F. MEDAA and the Jumping Stones
time limit per test
2 seconds
memory limit per test
256 megabytes
input
standard input
output
standard output

Meda is standing at stone $$$0$$$. There are $$$n + 1$$$ stones in a line, numbered $$$0, 1, 2, \dots, n$$$.

You are also given an array $$$a$$$ of length $$$n+1$$$, where $$$a_i$$$ is written on stone $$$i$$$.

From stone $$$i$$$, Meda can jump to any stone $$$j \gt i$$$ if $$$(j - i)$$$ divides $$$a_j$$$ (i.e. $$$a_j \bmod (j-i) = 0$$$).

Meda wants to reach stone $$$n$$$ starting from stone $$$0$$$. Find the minimum number of jumps required. If it is impossible, print $$$-1$$$.

Input

The first line contains an integer $$$n$$$ $$$(1 \leq n \leq 10^5)$$$ — the size of the array.

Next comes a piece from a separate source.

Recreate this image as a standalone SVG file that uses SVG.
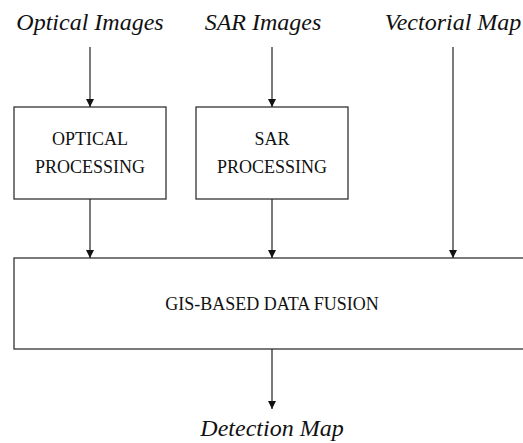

The second line contains $$$n+1$$$ integers $$$a_0, a_1, \dots, a_n$$$ $$$(1 \leq a_i \leq 10^5)$$$.

Output

Print a single integer — the minimum number of jumps to reach stone $$$n$$$, or $$$-1$$$ if it is impossible.

Examples
Input
6
1 8 3 4 1 2 1
Output
4
Input
10
7 8 2 2 3 4 9 6 1 2 3
Output
3
Note

In the first testcase, the path is:

  • $$$0 \to 1$$$, since $$$8 \bmod (1 - 0) = 0$$$.
  • $$$1 \to 3$$$, since $$$4 \bmod (3 - 1) = 0$$$.
  • $$$3 \to 5$$$, since $$$2 \bmod (5 - 3) = 0$$$.
  • $$$5 \to 6$$$, since $$$1 \bmod (6 - 5) = 0$$$.
It can be shown that this is the minimum number of steps to reach the $$$6$$$th stone.